During that ABC interview, a pith helmet sat on a table next to her, as the interview took place during her much-discussed trip to Africa. She donned the accessory on a safari of Kenya, endorsing a style irrevocably tied to the colonial era.
“It’s tired and it’s old and it’s inaccurate,” Kim Yi Dionne, a politics professor at the University of California, Riverside, put it to The New York Times. The choice conjured memories of the abuse inflicted on Kenyans by British imperial forces and spoke to the most watered-down image an American might have of Africa.
It echoed Trump’s preferred descriptor for African nations: “shithole.”
Washington Post senior critic-at-large Robin Givhan would write that “nothing else Melania Trump wears will ever matter again.”
“Her credibility as a moderating force, a gracious presence swathed in silk and lace, has been significantly undermined by her own hand,” Givhan added.
That proved true. There were times The Daily Beast covered her outfits since then—notably, the Disney villain meets Dynasty wardrobe she brought to a London trip in 2019. Her outfits looked like costumes, as if she was cosplaying Nancy Reagan in Art of the Deal-era power dressing.
Her clothing, as always, was a visual manifestation of her husband’s brash, hulking personality. Though Melania often refused to play the traditional first lady for the “fake news” press, she was more than happy to dress the part of trophy wife. She would beg Americans to “focus on what I do, not what I wear,” and then do… not much at all. So we were left with her clothes to dissect.
She wore an olive green, militaristic Alexander McQueen suit for her speech at last year’s Republican National Convention. The wartime look was swiftly dubbed “fascion” by the Instagram account @DietPrada, comparing it to uniforms worn by Hitler, Mussolini, and the North Korean military.

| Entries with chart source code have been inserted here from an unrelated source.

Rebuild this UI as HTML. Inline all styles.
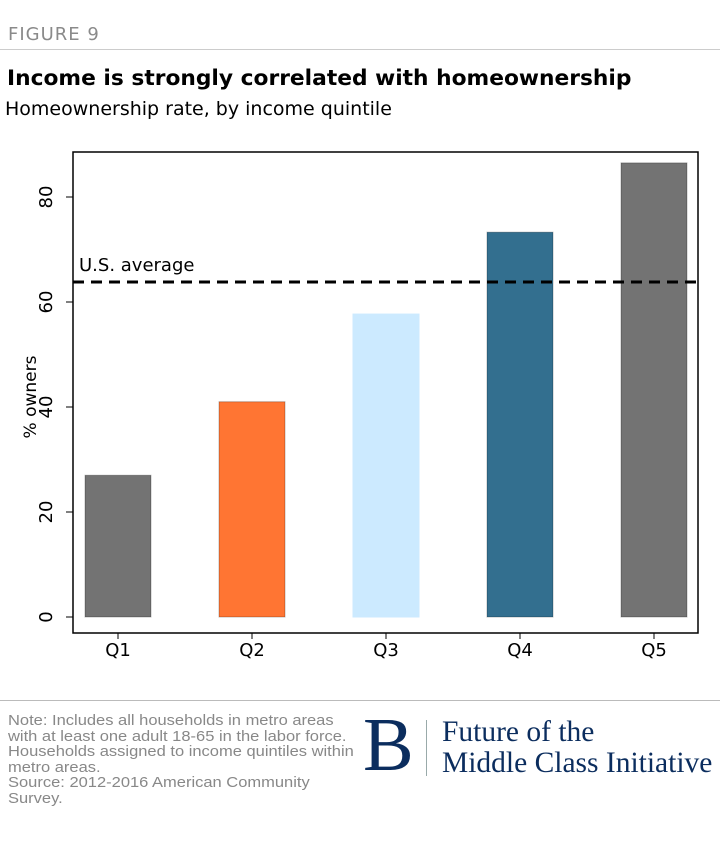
<!DOCTYPE html>
<html><head><meta charset="utf-8"><style>
body{margin:0;width:720px;height:842px;background:#fff;font-family:"DejaVu Sans","Liberation Sans",sans-serif;position:relative;overflow:hidden}
.abs{position:absolute}
</style></head><body>
<div class="abs" style="left:8px;top:24px;font-size:18px;color:#8a8a8a;letter-spacing:1px">FIGURE 9</div>
<div class="abs" style="left:0;top:49px;width:720px;height:1px;background:#ccc"></div>
<div class="abs" style="left:7px;top:66px;font-size:21.75px;font-weight:bold;color:#000">Income is strongly correlated with homeownership</div>
<div class="abs" style="left:5px;top:98px;font-size:19px;color:#000">Homeownership rate, by income quintile</div>
<svg class="abs" style="left:0;top:0" width="720" height="700">
<g id="g"></g>
</svg>
<div class="abs" style="left:0;top:700px;width:720px;height:1px;background:#bbb"></div>
<div class="abs" style="left:8px;top:713px;font-family:'Liberation Sans',sans-serif;font-size:15px;line-height:15.6px;color:#888;white-space:nowrap;transform:scaleX(1.1);transform-origin:0 0">Note: Includes all households in metro areas<br>with at least one adult 18-65 in the labor force.<br>Households assigned to income quintiles within<br>metro areas.<br>Source: 2012-2016 American Community<br>Survey.</div>
<div class="abs" style="left:363px;top:700px;font-family:'Liberation Serif',serif;font-size:76px;line-height:90px;color:#0b2d5e">B</div>
<div class="abs" style="left:426px;top:720px;width:1px;height:56px;background:#9aa"></div>
<div class="abs" style="left:442px;top:717px;font-family:'Liberation Serif',serif;font-size:29.5px;line-height:31px;color:#0b2d5e;white-space:nowrap">Future of the<br>Middle Class Initiative</div>
<script>
const categories=["Q1","Q2","Q3","Q4","Q5"];
const values=[27,41,57.7,73.3,86.5];
const colors=["#737373","#ff7533","#cceaff","#336f8f","#737373"];
const yTicks=[0,20,40,60,80];
const avgValue=63.8;
const ns="http://www.w3.org/2000/svg",g=document.getElementById("g");
const X0=73,X1=698,Y0=152,Y1=633;
const y=v=>617-v*5.25;
const x=i=>118+i*134;
function mk(t,a){const e=document.createElementNS(ns,t);for(const k in a)e.setAttribute(k,a[k]);g.appendChild(e);return e;}
let f=mk("rect",{x:X0,y:Y0,width:X1-X0,height:Y1-Y0,fill:"none",stroke:"#000","stroke-width":1.5});


yTicks.forEach(t=>{
 let l=mk("line",{x1:X0-7,x2:X0,y1:y(t),y2:y(t),stroke:"#000"});
 
 
 let tx=mk("text",{x:0,y:0,transform:`translate(52,${y(t)}) rotate(-90)`,"text-anchor":"middle","font-size":18,fill:"#000","font-family":"DejaVu Sans, sans-serif"});
 tx.textContent=t;
 
 
});
let yt=mk("text",{x:0,y:0,transform:"translate(36,397) rotate(-90)","text-anchor":"middle","font-size":17,"font-family":"DejaVu Sans, sans-serif"});
yt.textContent="% owners";


categories.forEach((c,i)=>{
 let r=mk("rect",{x:x(i)-33,y:y(values[i]),width:66,height:y(0)-y(values[i]),fill:colors[i],stroke:i==2?"#cceaff":"rgba(0,0,0,0.25)","stroke-width":1});
 
 
 let l=mk("line",{x1:x(i),x2:x(i),y1:Y1,y2:Y1+6,stroke:"#000"});
 
 
 let t=mk("text",{x:x(i),y:656,"text-anchor":"middle","font-size":18,"font-family":"DejaVu Sans, sans-serif"});
 t.textContent=c;
 
 
});
let al=mk("line",{x1:X0,x2:X1,y1:y(avgValue),y2:y(avgValue),stroke:"#000","stroke-width":3,"stroke-dasharray":"11 7"});


let at=mk("text",{x:79,y:y(avgValue)-11,"font-size":18,"font-family":"DejaVu Sans, sans-serif"});
at.textContent="U.S. average";


</script>
</body></html>
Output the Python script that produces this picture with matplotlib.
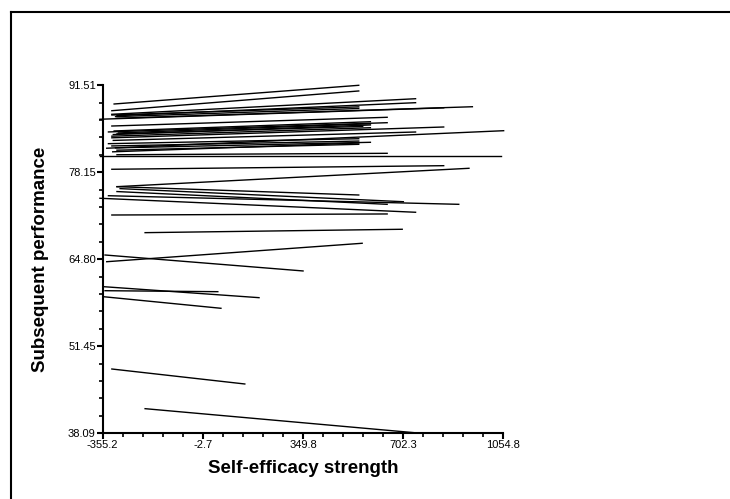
import numpy as np
import matplotlib
matplotlib.use("Agg")
import matplotlib.pyplot as plt
from matplotlib.lines import Line2D
from matplotlib.ticker import AutoMinorLocator

plt.rcParams['font.family'] = ['Liberation Sans', 'DejaVu Sans']

# segment end points: self-efficacy (x) and performance (y)
x_start = [-315, -323, -323, -305, -323, -310, -365, -305, -323, -335,
           -315, -300, -318, -305, -323, -323, -318, -341, -335, -323,
           -310, -305, -320, -305, -365, -323, -305,
           -305, -294, -305, -335, -365, -323, -206, -341, -347,
           -347, -353, -353, -323, -206]
y_start = [88.64, 87.61, 87.06, 86.85, 86.95, 86.70, 86.30, 86.45, 85.26, 84.35,
           84.50, 84.20, 83.95, 84.05, 83.70, 83.45, 83.05, 81.85, 82.55, 82.20,
           81.90, 81.55, 81.30, 80.85, 80.66, 78.62, 75.95,
           75.95, 75.65, 75.20, 74.56, 74.17, 71.60, 68.89, 64.43, 65.46,
           59.98, 60.60, 59.06, 47.96, 41.87]
x_end = [546, 546, 746, 746, 546, 546, 845, 946, 646, 646,
         587, 587, 587, 560, 587, 845, 746, 1056, 546, 546,
         587, 546, 546, 646, 1045, 845, 934,
         546, 703, 646, 898, 746, 646, 699, 558, 350,
         50, 195, 61, 145, 740]
y_end = [91.51, 90.64, 89.45, 88.84, 88.20, 87.95, 88.05, 88.22, 86.60, 85.77,
         85.92, 85.60, 85.42, 85.20, 85.00, 85.11, 84.34, 84.54, 83.31, 82.95,
         82.76, 82.45, 82.65, 81.07, 80.66, 79.17, 78.77,
         74.67, 73.64, 73.24, 73.24, 72.02, 71.76, 69.41, 67.26, 63.01,
         59.83, 58.91, 57.28, 45.66, 38.19]

x_ticks = [-355.2, -2.7, 349.8, 702.3, 1054.8]
y_ticks = [38.09, 51.45, 64.80, 78.15, 91.51]
y_tick_labels = ['38.09', '51.45', '64.80', '78.15', '91.51']

fig = plt.figure(figsize=(7.3, 4.99), dpi=100)
ax = fig.add_axes([102.7/730, 1 - 433.3/499, 400.6/730, 348/499])

for i in range(len(x_start)):
    ax.plot([x_start[i], x_end[i]], [y_start[i], y_end[i]], color='black', lw=1.0, clip_on=False)

ax.set_xlim(-355.2, 1054.8)
ax.set_ylim(38.09, 91.51)
ax.set_xticks(x_ticks)
ax.set_xticklabels([str(v) for v in x_ticks])
ax.set_yticks(y_ticks)
ax.set_yticklabels(y_tick_labels)
ax.xaxis.set_minor_locator(AutoMinorLocator(5))
ax.yaxis.set_minor_locator(AutoMinorLocator(5))

ax.spines['top'].set_visible(False)
ax.spines['right'].set_visible(False)
ax.spines['left'].set_linewidth(1.5)
ax.spines['bottom'].set_linewidth(1.5)
ax.tick_params(which='major', length=4, width=1.5, labelsize=8, pad=1)
ax.tick_params(which='minor', length=3, width=1.2)

ax.set_xlabel('Self-efficacy strength', fontsize=13.5, fontweight='bold', labelpad=7)
ax.set_ylabel('Subsequent performance', fontsize=13.5, fontweight='bold', labelpad=14)

# outer frame
fig.add_artist(Line2D([11/730, 11/730], [0, 1 - 12/499], color='black', lw=1.5))
fig.add_artist(Line2D([11/730, 1], [1 - 12/499, 1 - 12/499], color='black', lw=1.5))

fig.savefig('out.png', dpi=100)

With her words, she tried to calm the “many people [who] are anxious,” their lives upended by the pandemic. But her outfit was a rallying cry, a call to action. There was nothing soft about this kind of diplomacy. It was as sharp as her Louboutin stilettos.
When it came time to vote for her husband on Nov. 3, Melania dressed for the job she wants, and will soon have: a Palm Beach housewife. She did not wear a mask (of course), but a $4,500 Gucci chain-link dress. There were, again, jokes about her in handcuffs—another secret meaning, perhaps, that she feels constricted by her life.
Or not. The frock projected a leisurely indifference, so out of touch with most Americans on that day. She looked like she wanted the whole thing to be over with, and quick. Once again, Melania was saying: I really don’t care.